Turning to the door, I glance one more time in the mirror before walking out of the bathroom. There I see the doctor from earlier this morning, the dick with the polkadot die. Janette isn't in the room anymore, which doesn't surprise me. The social worker is waiting outside the door.

"Quinn, nice to see you again," the doctor jokes. Usually I'd say something witty back, but honestly I don't have the energy anymore after what I've learned.

I walk over to the bed and sit down, wanting this inspection to be done with. The doctor comes over and does his thing, checking my temperature, my blood pressure, my pulse, and my eyes again. The whole time it's silent except for the minor instructions he gives me when we do something.

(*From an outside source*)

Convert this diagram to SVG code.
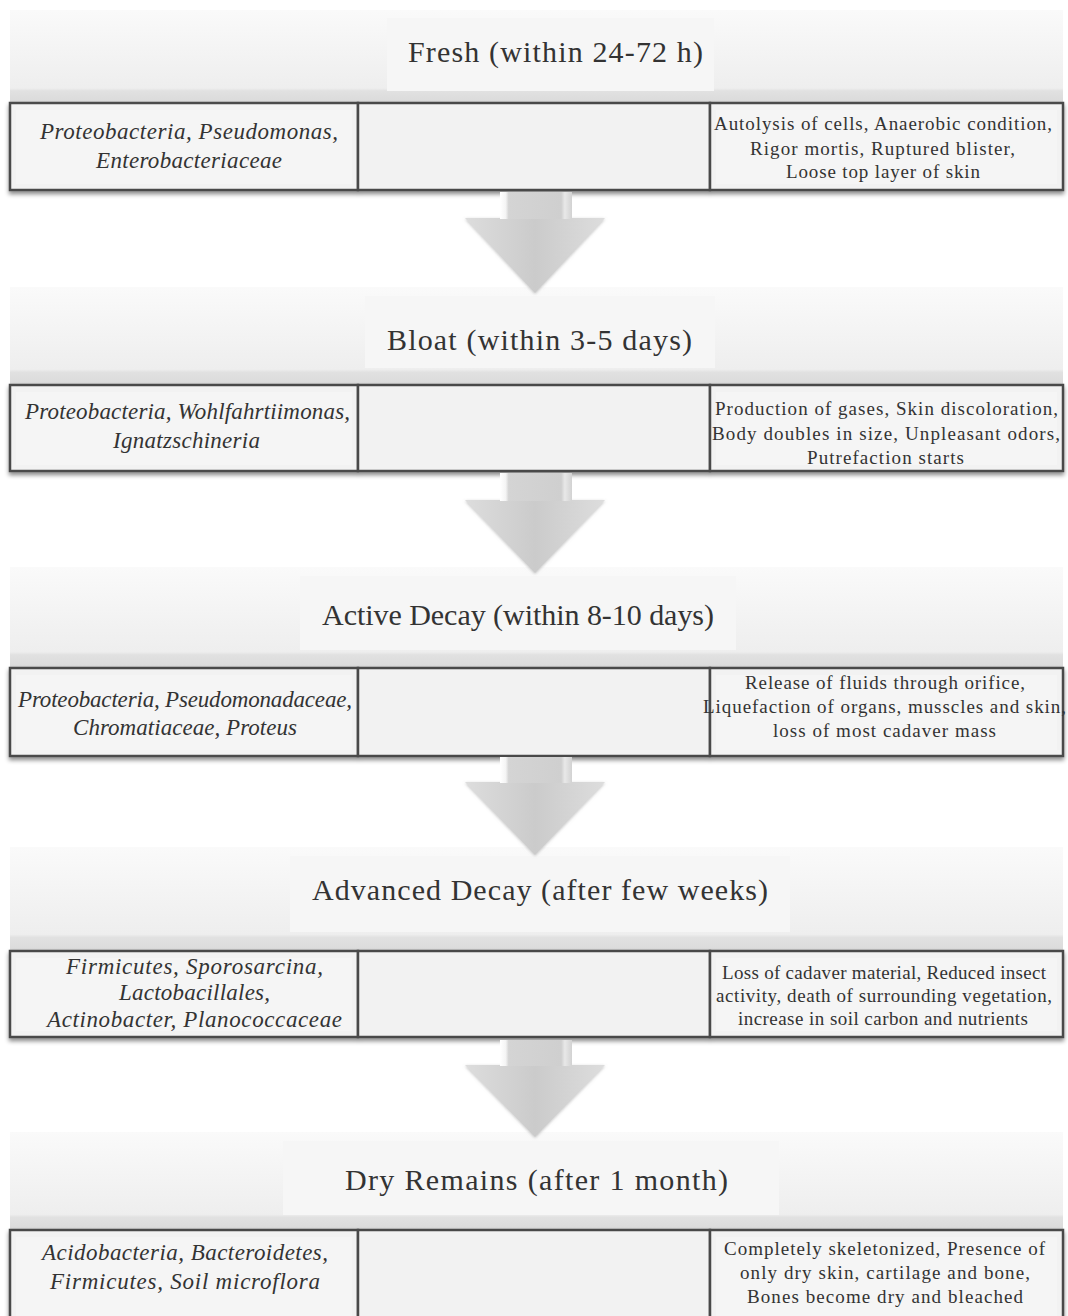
<svg xmlns="http://www.w3.org/2000/svg" width="1068" height="1316" viewBox="0 0 1068 1316">
<defs>
<linearGradient id="hdr" x1="0" y1="0" x2="0" y2="1">
<stop offset="0" stop-color="#fafafa"/>
<stop offset="0.84" stop-color="#eeeeee"/>
<stop offset="0.87" stop-color="#e1e1e1"/>
<stop offset="1" stop-color="#dadada"/>
</linearGradient>
<linearGradient id="arr" x1="0" y1="0" x2="1" y2="0">
<stop offset="0" stop-color="#dddddd"/>
<stop offset="0.5" stop-color="#cbcbcb"/>
<stop offset="1" stop-color="#dddddd"/>
</linearGradient>
<linearGradient id="shaft" x1="0" y1="0" x2="1" y2="0">
<stop offset="0" stop-color="#ffffff"/>
<stop offset="0.08" stop-color="#f4f4f4"/>
<stop offset="0.12" stop-color="#d4d4d4"/>
<stop offset="0.85" stop-color="#cfcfcf"/>
<stop offset="0.9" stop-color="#e8e8e8"/>
<stop offset="1" stop-color="#d2d2d2"/>
</linearGradient>
<filter id="sh" x="-5%" y="-20%" width="110%" height="150%">
<feDropShadow dx="0" dy="3" stdDeviation="2" flood-color="#000" flood-opacity="0.45"/>
</filter>
<filter id="ash" x="-20%" y="-20%" width="140%" height="140%">
<feDropShadow dx="0" dy="1" stdDeviation="1.5" flood-color="#888" flood-opacity="0.5"/>
</filter>
</defs>
<style>
.hdr{fill:url(#hdr);}
.tbox{fill:#f6f6f6;}
.box{fill:#f2f2f2;stroke:#4a4a4a;stroke-width:2.5;}
.inner{fill:#f5f5f5;}
.ht{font-family:"Liberation Serif","DejaVu Serif",serif;font-size:30px;fill:#333;}
.bt{font-family:"Liberation Serif","DejaVu Serif",serif;font-size:23px;font-style:italic;fill:#333;}
.rt{font-family:"Liberation Serif","DejaVu Serif",serif;font-size:19px;fill:#333;}
.arrow{fill:url(#arr);filter:url(#ash);}
</style>
<rect width="1068" height="1316" fill="#fff"/>

<g id="stage1">
<rect class="hdr" x="10" y="10" width="1053" height="93"/>
<rect class="tbox" x="387" y="18" width="327" height="73"/>
<text class="ht" x="408" y="62" textLength="295" font-size="31">Fresh (within 24-72 h)</text>
<g filter="url(#sh)">
<rect class="box" x="10" y="103" width="348" height="87"/>
<rect class="box" x="358" y="103" width="352" height="87"/>
<rect class="box" x="710" y="103" width="353" height="87"/>
</g>
<rect class="inner" x="16" y="110" width="336" height="74"/>
<rect class="inner" x="716" y="110" width="341" height="74"/>
<text class="bt" x="40" y="139" textLength="298" font-size="24">Proteobacteria, Pseudomonas,</text>
<text class="bt" x="96" y="168" textLength="186" font-size="24">Enterobacteriaceae</text>
<text class="rt" x="714" y="130" textLength="338" font-size="20">Autolysis of cells, Anaerobic condition,</text>
<text class="rt" x="750" y="155" textLength="265" font-size="20">Rigor mortis, Ruptured blister,</text>
<text class="rt" x="786" y="178" textLength="194" font-size="20">Loose top layer of skin</text>
</g>

<g id="stage2">
<rect class="hdr" x="10" y="287" width="1053" height="98"/>
<rect class="tbox" x="365" y="296" width="350" height="72"/>
<text class="ht" x="387" y="350" textLength="305">Bloat (within 3-5 days)</text>
<g filter="url(#sh)">
<rect class="box" x="10" y="385" width="348" height="86"/>
<rect class="box" x="358" y="385" width="352" height="86"/>
<rect class="box" x="710" y="385" width="353" height="86"/>
</g>
<rect class="inner" x="16" y="392" width="336" height="73"/>
<rect class="inner" x="716" y="392" width="341" height="73"/>
<text class="bt" x="25" y="419" textLength="325">Proteobacteria, Wohlfahrtiimonas,</text>
<text class="bt" x="113" y="448" textLength="147">Ignatzschineria</text>
<text class="rt" x="715" y="415" textLength="343">Production of gases, Skin discoloration,</text>
<text class="rt" x="712" y="440" textLength="348">Body doubles in size, Unpleasant odors,</text>
<text class="rt" x="807" y="464" textLength="157">Putrefaction starts</text>
</g>

<g id="stage3">
<rect class="hdr" x="10" y="567" width="1053" height="101"/>
<rect class="tbox" x="300" y="576" width="436" height="74"/>
<text class="ht" x="322" y="625" textLength="392">Active Decay (within 8-10 days)</text>
<g filter="url(#sh)">
<rect class="box" x="10" y="668" width="348" height="88"/>
<rect class="box" x="358" y="668" width="352" height="88"/>
<rect class="box" x="710" y="668" width="353" height="88"/>
</g>
<rect class="inner" x="16" y="675" width="336" height="75"/>
<rect class="inner" x="716" y="675" width="341" height="75"/>
<text class="bt" x="18" y="707" textLength="334">Proteobacteria, Pseudomonadaceae,</text>
<text class="bt" x="73" y="735" textLength="224">Chromatiaceae, Proteus</text>
<text class="rt" x="745" y="689" textLength="280">Release of fluids through orifice,</text>
<text class="rt" x="703" y="713" textLength="363">Liquefaction of organs, musscles and skin,</text>
<text class="rt" x="773" y="737" textLength="223">loss of most cadaver mass</text>
</g>

<g id="stage4">
<rect class="hdr" x="10" y="847" width="1053" height="104"/>
<rect class="tbox" x="290" y="856" width="500" height="76"/>
<text class="ht" x="312" y="900" textLength="456">Advanced Decay (after few weeks)</text>
<g filter="url(#sh)">
<rect class="box" x="10" y="951" width="348" height="86"/>
<rect class="box" x="358" y="951" width="352" height="86"/>
<rect class="box" x="710" y="951" width="353" height="86"/>
</g>
<rect class="inner" x="16" y="958" width="336" height="73"/>
<rect class="inner" x="716" y="958" width="341" height="73"/>
<text class="bt" x="66" y="974" textLength="257">Firmicutes, Sporosarcina,</text>
<text class="bt" x="119" y="1000" textLength="151">Lactobacillales,</text>
<text class="bt" x="47" y="1027" textLength="295">Actinobacter, Planococcaceae</text>
<text class="rt" x="722" y="979" textLength="324" font-size="18">Loss of cadaver material, Reduced insect</text>
<text class="rt" x="716" y="1002" textLength="336" font-size="18">activity, death of surrounding vegetation,</text>
<text class="rt" x="738" y="1025" textLength="290" font-size="18">increase in soil carbon and nutrients</text>
</g>

<g id="stage5">
<rect class="hdr" x="10" y="1132" width="1053" height="98"/>
<rect class="tbox" x="283" y="1141" width="496" height="74"/>
<text class="ht" x="345" y="1190" textLength="383">Dry Remains (after 1 month)</text>
<g filter="url(#sh)">
<rect class="box" x="10" y="1230" width="348" height="90"/>
<rect class="box" x="358" y="1230" width="352" height="90"/>
<rect class="box" x="710" y="1230" width="353" height="90"/>
</g>
<rect class="inner" x="16" y="1237" width="336" height="79"/>
<rect class="inner" x="716" y="1237" width="341" height="79"/>
<text class="bt" x="42" y="1260" textLength="286" font-size="24">Acidobacteria, Bacteroidetes,</text>
<text class="bt" x="50" y="1289" textLength="270" font-size="24">Firmicutes, Soil microflora</text>
<text class="rt" x="724" y="1255" textLength="321" font-size="20">Completely skeletonized, Presence of</text>
<text class="rt" x="740" y="1279" textLength="290" font-size="20">only dry skin, cartilage and bone,</text>
<text class="rt" x="747" y="1303" textLength="276" font-size="20">Bones become dry and bleached</text>
</g>

<g id="connectors">
<g>
<path class="arrow" d="M465 218 H605 L535 293 Z"/>
<rect x="500" y="192" width="72" height="27" fill="url(#shaft)"/>
</g>
<g>
<path class="arrow" d="M465 500 H605 L535 573 Z"/>
<rect x="500" y="473" width="72" height="28" fill="url(#shaft)"/>
</g>
<g>
<path class="arrow" d="M465 782 H605 L535 855 Z"/>
<rect x="500" y="757" width="72" height="26" fill="url(#shaft)"/>
</g>
<g>
<path class="arrow" d="M465 1065 H605 L535 1137 Z"/>
<rect x="500" y="1040" width="72" height="26" fill="url(#shaft)"/>
</g>
</g>
</svg>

"Well everything seems pretty normal. You're all set to be discharged. Your prescription just came in," he gestures to the brown paper bag on the table. "You should take two pills per day, one at night, one in the morning, by mouth. No crushing it up or anything like that. It's better if you take them with food. They'll help with the headaches and stinging. Understand?"

"Yep," I nod my head.

"Your suggested meal plan will be emailed to your guardians, and your cast will come off in about 8 weeks. Your skin under the cast will definitely be itchy for a couple of days, but it should pass. There's also directions on how to clean and take care of your cast in this envelope here." He hands me a pretty lightweight folder. "Don't get it wet when you shower, and make sure to wrap it well. We can give you a demonstration if you'd like?" I shake my head no. "Alright then. I think that's pretty much it. If you feel like somethings wrong or you want something to be looked at don't be scared to call a doctor, okay kid?"